短編8 八百屋の新婚旅行

その日、八百屋を閉めたのは午前7時半だった。

朝の販売は盛況で、野菜はサツマイモ2袋を残して全て売れていたのだ。

『しばらく休みます。1週間後、元気にお会いできるのを楽しみにしています』

手製の張り紙をシャッターに貼った。

八百屋のおやじさんは、いそいそと、旅行カバンの最終確認をはじめた。

「あなた?早くしないと飛行機に乗り遅れるわ」

聞き慣れた声が、新鮮な呼び名で、玄関の方から聞こえてきた。
思えば、今まで彼女に「あなた」とよばれたことはなかった。
赤の他人だったから仕方ないのだが、いよいよ新婚生活が始まると思うと少し新鮮な気持ちだった。

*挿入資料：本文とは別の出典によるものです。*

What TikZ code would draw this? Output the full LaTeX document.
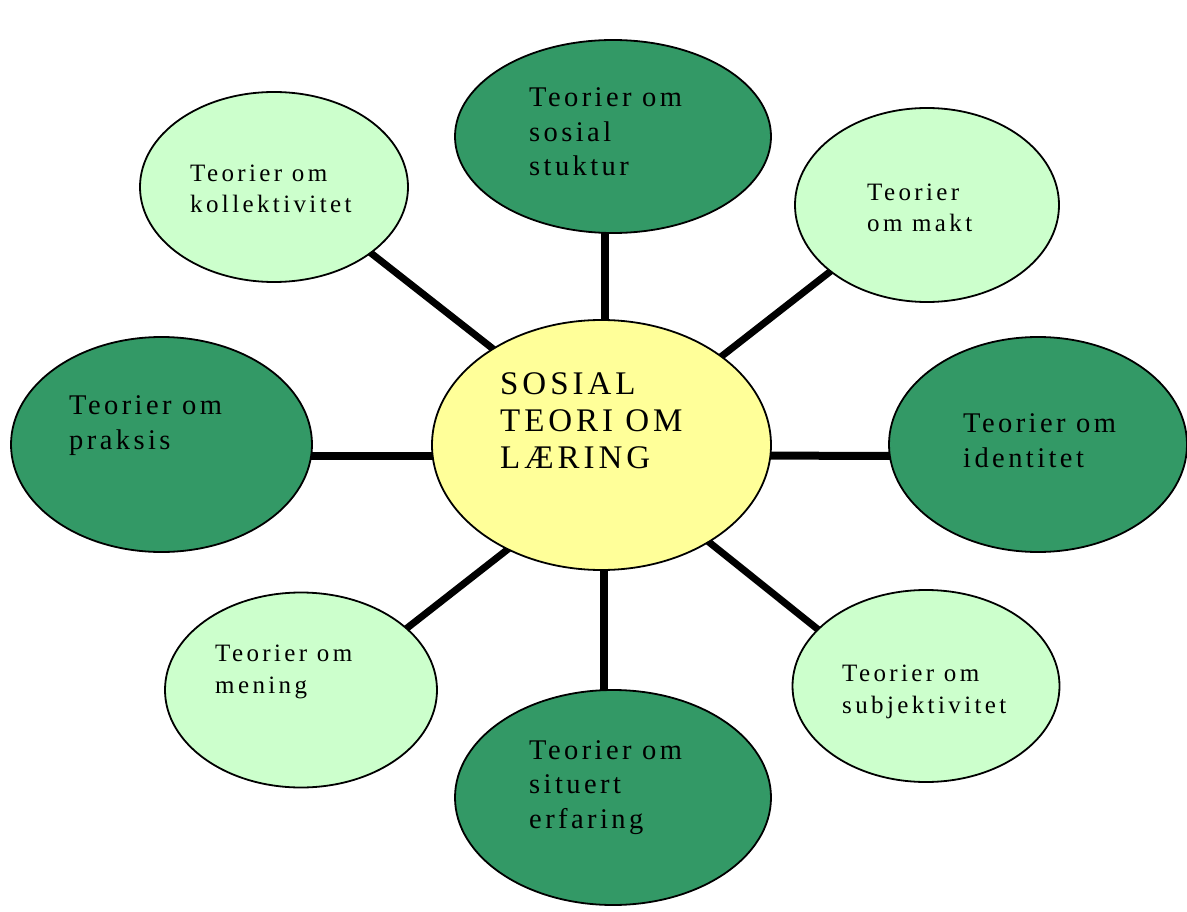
\documentclass[tikz,border=0pt]{standalone}
\usepackage{fontspec}
\setmainfont{Liberation Serif}
\newfontfamily\hubfont[LetterSpace=12]{Liberation Serif}
\newfontfamily\darkfont[LetterSpace=12]{Liberation Serif}
\newfontfamily\palefont[LetterSpace=13.5]{Liberation Serif}
\usetikzlibrary{shapes.geometric,backgrounds}
\definecolor{darkleaf}{HTML}{339966}
\definecolor{paleleaf}{HTML}{CCFFCC}
\definecolor{paleyellow}{HTML}{FFFF99}
\tikzset{
  bubble/.style={ellipse, draw=black, line width=1.8pt, inner sep=0pt},
  hub/.style={bubble, fill=paleyellow},
  darkbubble/.style={bubble, fill=darkleaf},
  palebubble/.style={bubble, fill=paleleaf},
  spoke/.style={line width=8pt},
  diagspoke/.style={line width=7pt},
  % base west is the baseline of the last line of a label
  lbl/.style={anchor=base west, inner sep=0pt, align=left, text=black},
  hubtext/.style={lbl, font=\hubfont\fontsize{33}{37}\selectfont},
  darktext/.style={lbl, font=\darkfont\fontsize{28.5}{34.5}\selectfont},
  paletext/.style={lbl, font=\palefont\fontsize{25}{31.5}\selectfont},
}
\begin{document}
\begin{tikzpicture}[x=1pt, y=-1pt]
\useasboundingbox (0,0) rectangle (1187,912);

% bubbles
\node[hub, minimum width=339pt, minimum height=250pt] (C) at (601.5,445) {};
\node[darkbubble, minimum width=316pt, minimum height=193pt] (T) at (613,136.5) {};
\node[darkbubble, minimum width=316pt, minimum height=215pt] (B) at (613,797.5) {};
\node[darkbubble, minimum width=301pt, minimum height=215pt] (L) at (161.5,444.5) {};
\node[darkbubble, minimum width=298pt, minimum height=215pt] (R) at (1038,444.5) {};
\node[palebubble, minimum width=268pt, minimum height=190pt] (TL) at (274,187) {};
\node[palebubble, minimum width=264pt, minimum height=194pt] (TR) at (927,205) {};
\node[palebubble, minimum width=272pt, minimum height=195pt] (BL) at (301,690) {};
\node[palebubble, minimum width=267pt, minimum height=192pt] (BR) at (926,686) {};

% spokes behind the bubbles
\begin{pgfonlayer}{background}
  \draw[spoke] ([xshift=3.5pt]C.center) -- ([xshift=-8pt]T.center);
  \draw[spoke] ([xshift=2.5pt]C.center) -- ([xshift=-9pt]B.center);
  \draw[spoke] ([yshift=-10.5pt]C.center) -- ([yshift=-11pt]L.center);
  \draw[spoke] ([yshift=-10.5pt]C.center) -- ([yshift=-11.5pt]R.center);
  \draw[diagspoke] ([yshift=11pt]C.center) -- ([yshift=10pt]TL.center);
  \draw[diagspoke] ([yshift=-5pt]C.center) -- ([yshift=9pt]TR.center);
  \draw[diagspoke] ([yshift=-31pt]C.center) -- ([yshift=-21pt]BL.center);
  \draw[diagspoke] ([yshift=-11pt]C.center) -- ([yshift=-30pt]BR.center);
\end{pgfonlayer}

% labels
\node[hubtext] (tC) at (500,468) {SOSIAL\\TEORI OM\\LÆRING};
\node[darktext] (tT) at (529,176) {Teorier om\\sosial\\stuktur};
\node[darktext] (tB) at (529,828) {Teorier om\\situert\\erfaring};
\node[darktext] (tL) at (69,449) {Teorier om\\praksis};
\node[darktext] (tR) at (963,467) {Teorier om\\identitet};
\node[paletext] (tTL) at (190,213) {Teorier om\\kollektivitet};
\node[paletext] (tTR) at (867,232) {Teorier\\om makt};
\node[paletext] (tBL) at (215,693) {Teorier om\\mening};
\node[paletext] (tBR) at (842,713) {Teorier om\\subjektivitet};
\end{tikzpicture}
\end{document}
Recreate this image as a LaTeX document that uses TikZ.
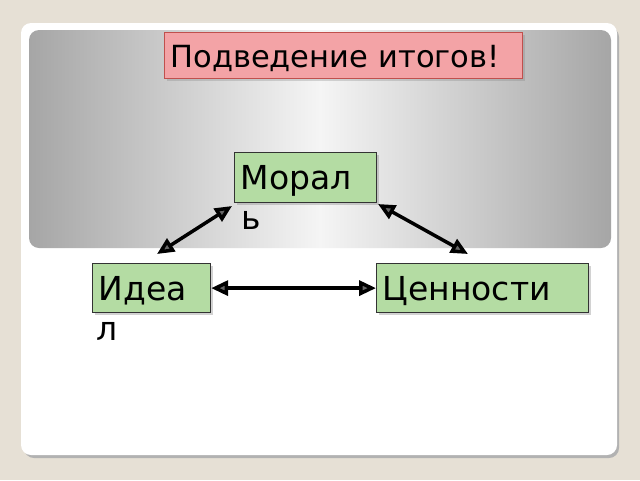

飛行機は北海道まで2人を乗せて、新千歳空港に降り立った。
やはり、本州よりは気温も低い。
長袖を着てきて正解だった。
新しいパートナーは鼻を少しぐずぐずいわせている。

北海道の空気は本州とはどこか感じが異なる。
まるで、自分たちのこれからの人生を暗示するかのように感じた。

札幌の時計台、フラノ、アイヌのコタン、霧の摩周湖、サロマ湖、知床、網走、稚内とバスは進んで行った。

旭川に着いたとき、妻が風邪が完全に悪化していた。
風邪薬も、長旅で旅行カバンに詰めてきていた分は全部使ってしまっていた。
旅行を楽しむどころじゃないということで、旭川の病院を受診した。

病院の外来の待合室でパートナーの帰りを待っていた。
彼女の言葉が忘れられなかった。

「八百屋ずっと続けるの?」

知床に向かうバスの中で、彼女は言った。
彼女は八百屋を続けてほしくないのかもしれない。

これからはパートナーと一緒に人生を生きていくのだ・・・・・・。

譲れるところは譲りたい。だが、八百屋は世の中に必要な職種だ。
そういう信念で続けてきたのだ。
パートナーに言われたからと言って、やめることもできない。

一礼をして診察室の扉を閉め、パートナーが戻ってきた。

「ただの風邪だって」

正直、安心した。すごく咳き込んで鼻も出ていたから。

安心したことを正直に伝えた。
待合室で、しばらく沈黙が続いた。

「あなた、魚屋になる気ないの?」

パートナーは唐突に言った。

「おれは野菜が好きだから」

「でもさぁ、魚っておいしいじゃない?」

「野菜も美味しいから」

「野菜って動かないでしょう」

「魚も死んだら動かないだろ」

「あなたに魚の何がわかるって言うの」

「おまえに野菜の何がわかるんだ」

しばらく待合室はしんとした空気が流れた。

「わたしたち、本当はわかりあえないのかもしれないね」

パートナーはそう言うと鼻をかんだ。

「魚のよさはおれもわかってるつもりだ。ごめんな。八百屋で」

「いいの。魚屋じゃないってわかって結婚したから」

「いいのか、おれが魚屋じゃなくて」

「いいわよ。だって、魚屋は野菜売らないじゃない。野菜売ってるあなたが好きなんだから」

「魚が食べたくなったらいいなよ。魚屋で買ってくるから」

「ありがとう。やさしいのね」

パートナーには薬が処方され、私たちは帰路についた。

彼女のファスナーに魚のストラップが揺れていた。